Looking back to the event risk of the past months, there have been plenty of developments that reinforce expectations for the Federal Reserve to start lifting rates sometime in the second half of this year. The Dollar has readily responded to the growing probability while the broader financial market seems to carry on seemingly oblivious or indifferent. For the currency, even if the timing was seen many months into the future; a virtual global zero interest rate policy (leveraging a ‘Fed vs ECB’ type contrast) and inherent appreciation of yield in valuation has made it more responsive. Alternatively, capital markets have grown accustomed to and even dependent on accommodation.
In the aftermath of the Great Financial Crisis, the Fed and other central banks have slashed rates and flooded the system with stimulus. The original intention may have been to stabilize the financial system and then evolving into a need to support growth. Having maintained the regime this far, there is reason to believe the effort is at least in-part manipulation – either outright to confer a trade advantage (currency war) or unintentionally to avoid a disruptive return to equilibrium. Whatever the intention, the subsequent investing environment is one where volatility has dropped to extreme lows but so too have yields (rates of return). Desperate for return to beat or even match the incredible S&P 500 climb, investors have had to expose themselves to exceptional risk to compensate.
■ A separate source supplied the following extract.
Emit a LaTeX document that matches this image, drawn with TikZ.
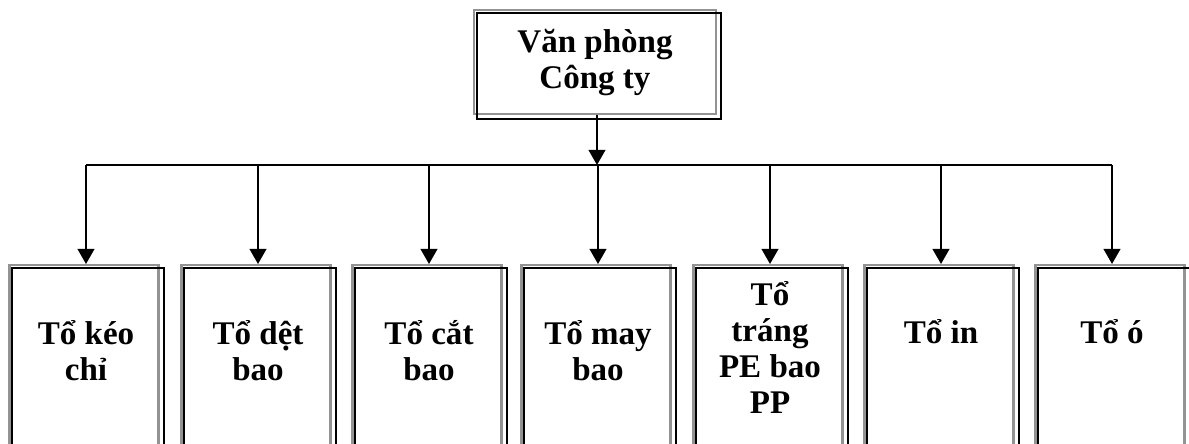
\documentclass[tikz,border=0pt]{standalone}
\usepackage{fontspec}
\setmainfont{Liberation Serif}
\usetikzlibrary{arrows.meta}

\tikzset{
  unitbox/.style={rectangle, draw=gray!85, line width=0.06cm, minimum width=3.725cm, minimum height=5cm, inner sep=0pt},
  shadowline/.style={draw=black, line width=0.055cm},
  unittext/.style={align=center, font=\bfseries\fontsize{23.5}{25.6}\selectfont},
  busline/.style={line width=0.05cm},
  link/.style={line width=0.05cm, -{Triangle[length=0.38cm, width=0.42cm]}}
}

\begin{document}
\begin{tikzpicture}[x=0.025cm, y=-0.025cm]
  \useasboundingbox (0,0) rectangle (1189,443);

  % head office
  \node (office) [unitbox, unittext, minimum width=6.05cm, minimum height=2.6cm] at (595,62) {Văn phòng\\Công ty};
  \draw[shadowline] ([shift={(4,4)}]office.north west) rectangle ([shift={(4,4)}]office.south east);

  \coordinate (hub) at (597,165);
  \draw[link] (hub |- office.south) -- (hub);

  % production teams
  \foreach \n/\x/\y/\t in {1/86/351/{Tổ kéo\\chỉ}, 2/258/351/{Tổ dệt\\bao}, 3/429/351/{Tổ cắt\\bao},
                           4/598/351/{Tổ may\\bao}, 5/770/347/{Tổ\\tráng\\PE bao\\PP},
                           6/941/332/{Tổ in}, 7/1112/332/{Tổ ó}} {
    \node (box\n) [unitbox, anchor=north] at (\x-2,264) {};
    \draw[shadowline] ([shift={(4,4)}]box\n.north west) rectangle ([shift={(4,4)}]box\n.south east);
    \node (text\n) [unittext] at (\x,\y) {\t};
    \coordinate (drop\n) at (\x,165);
    \draw[link] (drop\n) -- (drop\n |- box\n.north);
  }

  \draw[busline] (drop1) -- (drop7);
\end{tikzpicture}
\end{document}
The fear that such risk taking could lead to serious losses has been balanced by the ‘reach for yield’ and the expectation that central banks would maintain their support (moral hazard). Yet, at some point, that equilibrium will shift.
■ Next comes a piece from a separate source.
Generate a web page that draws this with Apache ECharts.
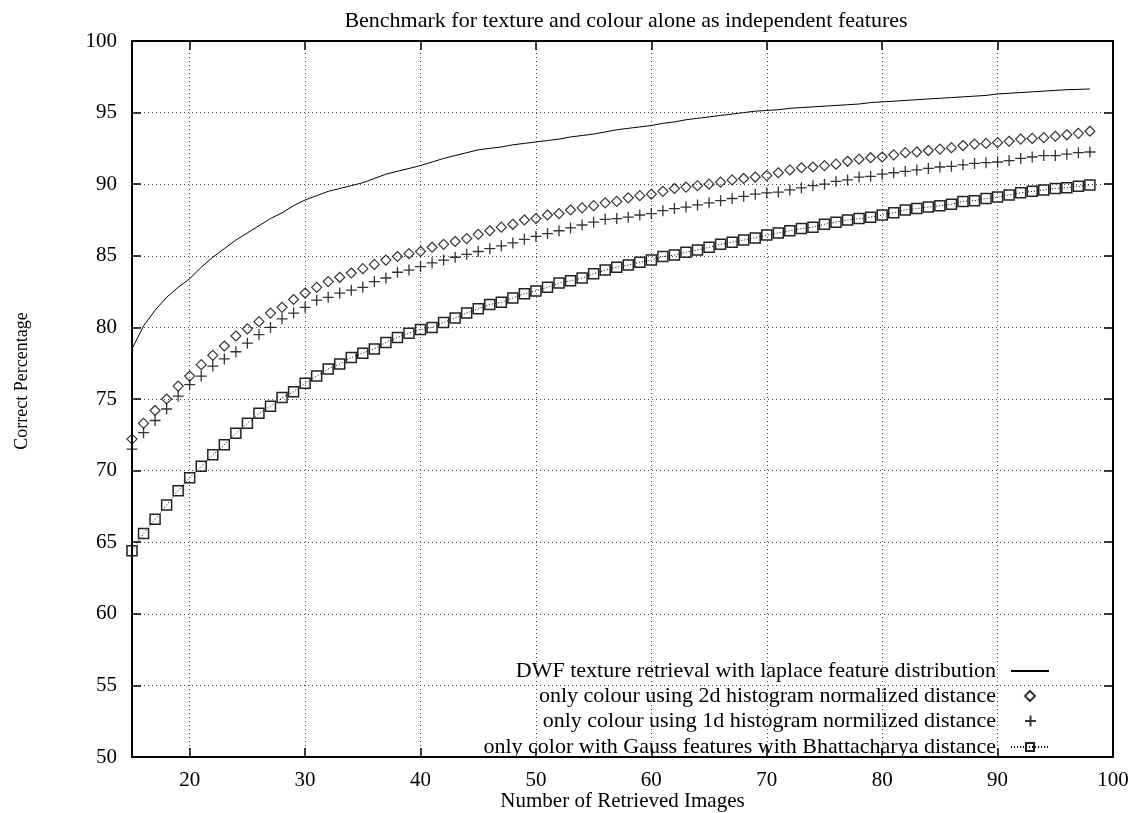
<!DOCTYPE html>
<html>
<head>
<meta charset="utf-8">
<script src="https://cdn.jsdelivr.net/npm/echarts@6/dist/echarts.min.js"></script>
<style>
    html, body { margin: 0; padding: 0; background: #fff; }
    #chart { width: 1130px; height: 813px; }
</style>
</head>
<body>
<div id="chart"></div>
<script>
// number of retrieved images
const retrieved = [15, 16, 17, 18, 19, 20, 21, 22, 23, 24, 25, 26, 27, 28, 29, 30, 31, 32, 33, 34,
    35, 36, 37, 38, 39, 40, 41, 42, 43, 44, 45, 46, 47, 48, 49, 50, 51, 52, 53, 54,
    55, 56, 57, 58, 59, 60, 61, 62, 63, 64, 65, 66, 67, 68, 69, 70, 71, 72, 73, 74,
    75, 76, 77, 78, 79, 80, 81, 82, 83, 84, 85, 86, 87, 88, 89, 90, 91, 92, 93, 94,
    95, 96, 97, 98]

const dwfLaplace = [78.5, 80.1, 81.2, 82.1, 82.8, 83.4, 84.2, 84.9, 85.5, 86.1, 86.6, 87.1, 87.6, 88.0, 88.5, 88.9, 89.2, 89.5, 89.7, 89.9,
    90.1, 90.4, 90.7, 90.9, 91.1, 91.3, 91.55, 91.8, 92.0, 92.2, 92.4, 92.5, 92.6, 92.75, 92.85, 92.95, 93.05, 93.15, 93.3, 93.4,
    93.5, 93.65, 93.8, 93.9, 94.0, 94.1, 94.25, 94.35, 94.5, 94.6, 94.7, 94.8, 94.9, 95.0, 95.1, 95.15, 95.2, 95.3, 95.35, 95.4,
    95.45, 95.5, 95.55, 95.6, 95.7, 95.75, 95.8, 95.85, 95.9, 95.95, 96.0, 96.05, 96.1, 96.15, 96.2, 96.3, 96.35, 96.4, 96.45, 96.5,
    96.55, 96.6, 96.62, 96.65]

const hist2d = [72.2, 73.3, 74.2, 75.0, 75.9, 76.6, 77.4, 78.05, 78.7, 79.4, 79.9, 80.4, 81.0, 81.4, 81.95, 82.4, 82.8, 83.2, 83.5, 83.8,
    84.1, 84.4, 84.7, 84.95, 85.15, 85.3, 85.6, 85.8, 86.0, 86.2, 86.5, 86.75, 87.0, 87.2, 87.5, 87.6, 87.85, 87.95, 88.2, 88.35,
    88.5, 88.7, 88.8, 89.05, 89.2, 89.3, 89.5, 89.7, 89.8, 89.9, 90.0, 90.15, 90.3, 90.4, 90.5, 90.6, 90.8, 91.0, 91.15, 91.2,
    91.3, 91.4, 91.6, 91.75, 91.85, 91.9, 92.05, 92.2, 92.25, 92.35, 92.45, 92.55, 92.7, 92.8, 92.85, 92.9, 93.0, 93.15, 93.2, 93.25,
    93.35, 93.45, 93.55, 93.7]

const hist1d = [71.5, 72.65, 73.5, 74.3, 75.2, 76.0, 76.6, 77.3, 77.8, 78.3, 78.9, 79.5, 80.0, 80.6, 81.0, 81.4, 81.9, 82.1, 82.4, 82.6,
    82.8, 83.2, 83.45, 83.85, 84.0, 84.25, 84.5, 84.7, 84.9, 85.1, 85.3, 85.5, 85.7, 85.9, 86.15, 86.35, 86.55, 86.75, 86.95, 87.15,
    87.35, 87.55, 87.6, 87.7, 87.85, 87.95, 88.15, 88.3, 88.4, 88.55, 88.7, 88.85, 89.0, 89.15, 89.3, 89.4, 89.45, 89.6, 89.75, 89.9,
    90.0, 90.2, 90.3, 90.5, 90.55, 90.7, 90.8, 90.9, 91.0, 91.1, 91.2, 91.25, 91.35, 91.45, 91.5, 91.55, 91.65, 91.8, 91.9, 92.0,
    92.0, 92.1, 92.2, 92.25]

const gaussBhatt = [64.4, 65.6, 66.6, 67.6, 68.6, 69.5, 70.3, 71.1, 71.8, 72.6, 73.3, 74.0, 74.5, 75.1, 75.5, 76.1, 76.6, 77.1, 77.45, 77.9,
    78.2, 78.5, 78.95, 79.3, 79.6, 79.85, 80.0, 80.35, 80.65, 81.0, 81.3, 81.6, 81.75, 82.05, 82.35, 82.55, 82.8, 83.1, 83.25, 83.45,
    83.75, 84.0, 84.2, 84.35, 84.55, 84.7, 84.95, 85.05, 85.25, 85.4, 85.6, 85.8, 85.95, 86.1, 86.25, 86.45, 86.6, 86.75, 86.9, 87.0,
    87.2, 87.35, 87.5, 87.6, 87.7, 87.85, 88.0, 88.2, 88.3, 88.4, 88.5, 88.6, 88.8, 88.85, 89.0, 89.1, 89.25, 89.4, 89.5, 89.6,
    89.7, 89.75, 89.85, 89.95]

const xTicks = [20, 30, 40, 50, 60, 70, 80, 90, 100]

const names = [
    "DWF texture retrieval with laplace feature distribution",
    "only colour using 2d histogram normalized distance",
    "only colour using 1d histogram normilized distance",
    "only color with Gauss features with Bhattacharya distance"
]

const font = "Liberation Serif"
const pairs = ys => retrieved.map((x, i) => [x, ys[i]])

const gridLine = { show: true, lineStyle: { color: "#444", type: [1, 3], width: 1 } }
const frame = { show: true, onZero: false, lineStyle: { color: "#000", width: 2 } }
const tick = { show: true, inside: true, length: 9, lineStyle: { color: "#000", width: 1.5 } }

// one legend per row so every row is right aligned like gnuplot's key
function legendRow(name, top, right, w, h, gap, extra) {
    return Object.assign({
        data: [name],
        right: right,
        top: top,
        orient: "vertical",
        align: "right",
        itemWidth: w,
        itemHeight: h,
        padding: 0,
        textStyle: { fontFamily: font, fontSize: 22, color: "#000", padding: [0, gap, 0, 0] }
    }, extra || {})
}

let myChart = echarts.init(document.getElementById("chart"))
myChart.setOption({
    animation: false,
    backgroundColor: "#fff",
    title: {
        text: "Benchmark for texture and colour alone as independent features",
        left: 621,
        top: 5,
        textAlign: "center",
        textStyle: { fontFamily: font, fontSize: 22, fontWeight: "normal", color: "#000" }
    },
    legend: [
        legendRow(names[0], 660, 80, 38, 10, 10, { itemStyle: { opacity: 0 } }),
        legendRow(names[1], 685, 94, 10, 10, 24),
        legendRow(names[2], 710, 93, 11, 11, 24),
        legendRow(names[3], 736, 80, 38, 10, 10)
    ],
    grid: { left: 132, right: 17, top: 41, bottom: 56, containLabel: false, outerBoundsMode: "none" },
    xAxis: [
        {
            type: "value",
            min: 15,
            max: 100,
            name: "Number of Retrieved Images",
            nameLocation: "middle",
            nameGap: 34,
            nameMoveOverlap: false,
            nameTextStyle: { fontFamily: font, fontSize: 21, color: "#000" },
            axisLine: frame,
            axisTick: Object.assign({ customValues: xTicks }, tick),
            axisLabel: { customValues: xTicks, fontFamily: font, fontSize: 21, color: "#000", margin: 13 },
            splitLine: gridLine
        },
        {
            type: "value",
            position: "top",
            min: 15,
            max: 100,
            axisLine: frame,
            axisTick: Object.assign({ customValues: xTicks }, tick),
            axisLabel: { show: false, customValues: xTicks },
            splitLine: { show: false }
        }
    ],
    yAxis: [
        {
            type: "value",
            min: 50,
            max: 100,
            interval: 5,
            name: "Correct Percentage",
            nameLocation: "middle",
            nameGap: 101,
            nameMoveOverlap: false,
            nameTextStyle: { fontFamily: font, fontSize: 18, color: "#000", padding: [0, 0, 0, 36] },
            axisLine: frame,
            axisTick: tick,
            axisLabel: { fontFamily: font, fontSize: 21, color: "#000", margin: 15 },
            splitLine: gridLine
        },
        {
            type: "value",
            position: "right",
            min: 50,
            max: 100,
            interval: 5,
            axisLine: frame,
            axisTick: tick,
            axisLabel: { show: false },
            splitLine: { show: false }
        }
    ],
    series: [
        {
            name: names[0],
            type: "line",
            data: pairs(dwfLaplace),
            symbol: "none",
            lineStyle: { color: "#000", width: 1 },
            itemStyle: { color: "#000" }
        },
        {
            name: names[1],
            type: "scatter",
            data: pairs(hist2d),
            symbol: "diamond",
            symbolSize: [10, 10],
            itemStyle: { color: "rgba(0,0,0,0)", borderColor: "#000", borderWidth: 1.2 }
        },
        {
            name: names[2],
            type: "scatter",
            data: pairs(hist1d),
            symbol: "path://M0,5L10,5M5,0L5,10",
            symbolSize: 11,
            itemStyle: { color: "rgba(0,0,0,0)", borderColor: "#000", borderWidth: 1.3 }
        },
        {
            name: names[3],
            type: "line",
            data: pairs(gaussBhatt),
            symbol: "rect",
            symbolSize: 10,
            showAllSymbol: true,
            lineStyle: { color: "#000", width: 1, type: [1, 2] },
            itemStyle: { color: "rgba(0,0,0,0)", borderColor: "#222", borderWidth: 1.5 }
        }
    ]
})
</script>
</body>
</html>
Given how deeply engrained expectations for manufactured stability and tepid returns are – six years of steady policy and equity index appreciation will do that – it is difficult to change investors’ priorities from ‘beating the market’ to ‘protecting assets’. A high profile event is an effective means to change the mass’s view though. This past week’s NFPs extended a familiar trend of labor market improvement and the more recent earnings upswing, but it is the timing that may have carried more sway over sentiment this time around. In other words, the S&P 500 (and other ‘risk’ positions) may have tumbled as the rate hike now seems to be only 3 months away. Waiting for the actual hike to reposition is out of the question because ‘others’ would be expected to adjust beforehand. Beating the crowd is now a practice in constantly taking the market’s temperature.
Has the February labor report already set off a cascade in deleveraging or is this just a stumble and a bigger push is needed? It isn’t clear, but the March 18 FOMC meeting – with updated forecasts and carefully constructed language – will weigh on every investors’ mind. For the Dollar’s part, a shift to risk aversion may initially see some losses for the benchmark as it has seen been treated somewhat like a carry currency. However, the deeper the financial retrenching becomes, the more frenzied the demand for the world’s largest reserve currency will become.